## Short exercise
Retype each line of the material exactly, please, skipping any picture in it.

┄┄┄┄┄┄┄┄┄┄

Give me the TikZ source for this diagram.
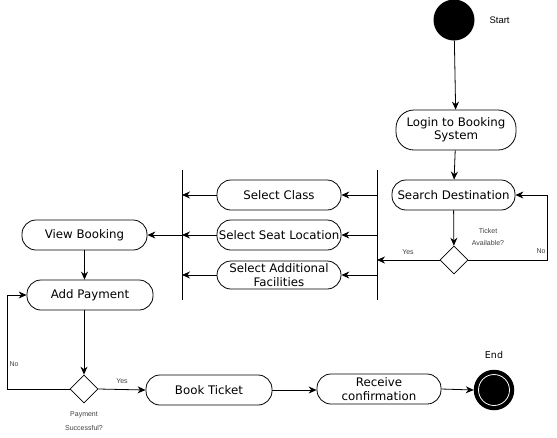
\documentclass[tikz,border=0pt]{standalone}
\usepackage{fontspec}
\setmainfont{DejaVu Sans}
\newfontfamily\lab{Liberation Sans}
\usetikzlibrary{arrows.meta,shapes.geometric}
\begin{document}
\begin{tikzpicture}[x=1pt,y=-1pt,
  act/.style={draw,rectangle,rounded corners=14pt,minimum height=30pt,inner sep=0pt,font=\fontsize{11.8}{13}\selectfont,align=center,line width=0.8pt},
  dec/.style={draw,diamond,minimum width=28pt,minimum height=28pt,inner sep=0pt,line width=0.8pt},
  arr/.style={-{Stealth[length=8pt,width=7pt]},line width=0.8pt},
  bar/.style={line width=1pt},
  small/.style={font=\lab\fontsize{7}{8}\selectfont,text=black!75,inner sep=0pt},
]
\useasboundingbox (0,0) rectangle (557,437);
% start
\node[circle,fill=black,minimum size=41pt,inner sep=0pt] (start) at (454,20) {};
\node[font=\lab\fontsize{9.5}{11}\selectfont,anchor=west] (startl) at (486,20) {Start};
\node[act,minimum width=120pt,minimum height=40pt,rounded corners=18pt] (login) at (456,130) {Login to Booking\\System};
\node[act,minimum width=123pt] (search) at (453.5,195) {Search Destination};
\node[dec] (d1) at (454,260) {};
\node[small,align=center] (tl) at (488,237) {Ticket\\[4pt]Available?};
% bars
\coordinate (rbT) at (377,170); \coordinate (rbB) at (377,300);
\coordinate (lbT) at (182,170); \coordinate (lbB) at (182,300);
\draw[bar] (rbT) -- (rbB);
\draw[bar] (lbT) -- (lbB);
\node[act,minimum width=124pt] (cls) at (279,195) {Select Class};
\node[act,minimum width=124pt] (seat) at (279,235) {Select Seat Location};
\node[act,minimum width=124pt,minimum height=28pt,font=\fontsize{11.8}{14}\selectfont] (fac) at (279,275) {Select Additional\\Facilities};
\node[act,minimum width=125pt] (view) at (84.5,235) {View Booking};
\node[act,minimum width=126pt] (pay) at (90,295) {Add Payment};
\node[dec] (d2) at (84,389) {};
\node[small,align=center] (pl) at (84,421) {Payment\\[6pt]Successful?};
\node[act,minimum width=126pt] (book) at (209,390) {Book Ticket};
\node[act,minimum width=124pt,font=\fontsize{11.8}{13.5}\selectfont] (recv) at (379,389) {Receive\\confirmation};
% end
\node[circle,draw,line width=2.5pt,fill=black,minimum size=38pt,inner sep=0pt] (endo) at (494,390) {};
\node[circle,draw=white,line width=0.8pt,minimum size=31pt,inner sep=0pt] (endi) at (494,390) {};
\node[font=\fontsize{9.5}{11}\selectfont] (endl) at (494,355) {End};
% connectors
\draw[arr] (start) -- (login);
\draw[arr] (login) -- (search);
\draw[arr] (search) -- (d1);
\draw[arr] (d1.east) -- (547,260) |- (search.east);
\node[small] (no1) at (541,251) {No};
\draw[arr] (d1.west) -- (d1.west -| rbT);
\node[small] (yes1) at (408,252) {Yes};
\draw[arr] (cls.east -| rbT) -- (cls.east);
\draw[arr] (seat.east -| rbT) -- (seat.east);
\draw[arr] (fac.east -| rbT) -- (fac.east);
\draw[arr] (cls.west) -- (cls.west -| lbT);
\draw[arr] (seat.west) -- (seat.west -| lbT);
\draw[arr] (fac.west) -- (fac.west -| lbT);
\draw[arr] (seat.west -| lbT) -- (view.east);
\draw[arr] (view.south) -- (view.south |- pay.north);
\draw[arr] (d2.north |- pay.south) -- (d2.north);
\draw[arr] (d2.west) -- (7,389) |- (pay.west);
\node[small] (no2) at (14,364) {No};
\draw[arr] (d2.east) -- (book.west);
\node[small] (yes2) at (122,381) {Yes};
\draw[arr] (book.east) -- (book.east -| recv.west);
\draw[arr] (recv.east) -- (endo.west);
\end{tikzpicture}
\end{document}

┄┄┄┄┄┄┄┄┄┄

## Final result
Give me the TikZ source for this diagram.
\documentclass[tikz,border=0pt]{standalone}
\usepackage{fontspec}
\setmainfont{DejaVu Sans}
\newfontfamily\lab{Liberation Sans}
\usetikzlibrary{arrows.meta,shapes.geometric}
\begin{document}
\begin{tikzpicture}[x=1pt,y=-1pt,
  act/.style={draw,rectangle,rounded corners=14pt,minimum height=30pt,inner sep=0pt,font=\fontsize{11.8}{13}\selectfont,align=center,line width=0.8pt},
  dec/.style={draw,diamond,minimum width=28pt,minimum height=28pt,inner sep=0pt,line width=0.8pt},
  arr/.style={-{Stealth[length=8pt,width=7pt]},line width=0.8pt},
  bar/.style={line width=1pt},
  small/.style={font=\lab\fontsize{7}{8}\selectfont,text=black!75,inner sep=0pt},
]
\useasboundingbox (0,0) rectangle (557,437);
% start
\node[circle,fill=black,minimum size=41pt,inner sep=0pt] (start) at (454,20) {};
\node[font=\lab\fontsize{9.5}{11}\selectfont,anchor=west] (startl) at (486,20) {Start};
\node[act,minimum width=120pt,minimum height=40pt,rounded corners=18pt] (login) at (456,130) {Login to Booking\\System};
\node[act,minimum width=123pt] (search) at (453.5,195) {Search Destination};
\node[dec] (d1) at (454,260) {};
\node[small,align=center] (tl) at (488,237) {Ticket\\[4pt]Available?};
% bars
\coordinate (rbT) at (377,170); \coordinate (rbB) at (377,300);
\coordinate (lbT) at (182,170); \coordinate (lbB) at (182,300);
\draw[bar] (rbT) -- (rbB);
\draw[bar] (lbT) -- (lbB);
\node[act,minimum width=124pt] (cls) at (279,195) {Select Class};
\node[act,minimum width=124pt] (seat) at (279,235) {Select Seat Location};
\node[act,minimum width=124pt,minimum height=28pt,font=\fontsize{11.8}{14}\selectfont] (fac) at (279,275) {Select Additional\\Facilities};
\node[act,minimum width=125pt] (view) at (84.5,235) {View Booking};
\node[act,minimum width=126pt] (pay) at (90,295) {Add Payment};
\node[dec] (d2) at (84,389) {};
\node[small,align=center] (pl) at (84,421) {Payment\\[6pt]Successful?};
\node[act,minimum width=126pt] (book) at (209,390) {Book Ticket};
\node[act,minimum width=124pt,font=\fontsize{11.8}{13.5}\selectfont] (recv) at (379,389) {Receive\\confirmation};
% end
\node[circle,draw,line width=2.5pt,fill=black,minimum size=38pt,inner sep=0pt] (endo) at (494,390) {};
\node[circle,draw=white,line width=0.8pt,minimum size=31pt,inner sep=0pt] (endi) at (494,390) {};
\node[font=\fontsize{9.5}{11}\selectfont] (endl) at (494,355) {End};
% connectors
\draw[arr] (start) -- (login);
\draw[arr] (login) -- (search);
\draw[arr] (search) -- (d1);
\draw[arr] (d1.east) -- (547,260) |- (search.east);
\node[small] (no1) at (541,251) {No};
\draw[arr] (d1.west) -- (d1.west -| rbT);
\node[small] (yes1) at (408,252) {Yes};
\draw[arr] (cls.east -| rbT) -- (cls.east);
\draw[arr] (seat.east -| rbT) -- (seat.east);
\draw[arr] (fac.east -| rbT) -- (fac.east);
\draw[arr] (cls.west) -- (cls.west -| lbT);
\draw[arr] (seat.west) -- (seat.west -| lbT);
\draw[arr] (fac.west) -- (fac.west -| lbT);
\draw[arr] (seat.west -| lbT) -- (view.east);
\draw[arr] (view.south) -- (view.south |- pay.north);
\draw[arr] (d2.north |- pay.south) -- (d2.north);
\draw[arr] (d2.west) -- (7,389) |- (pay.west);
\node[small] (no2) at (14,364) {No};
\draw[arr] (d2.east) -- (book.west);
\node[small] (yes2) at (122,381) {Yes};
\draw[arr] (book.east) -- (book.east -| recv.west);
\draw[arr] (recv.east) -- (endo.west);
\end{tikzpicture}
\end{document}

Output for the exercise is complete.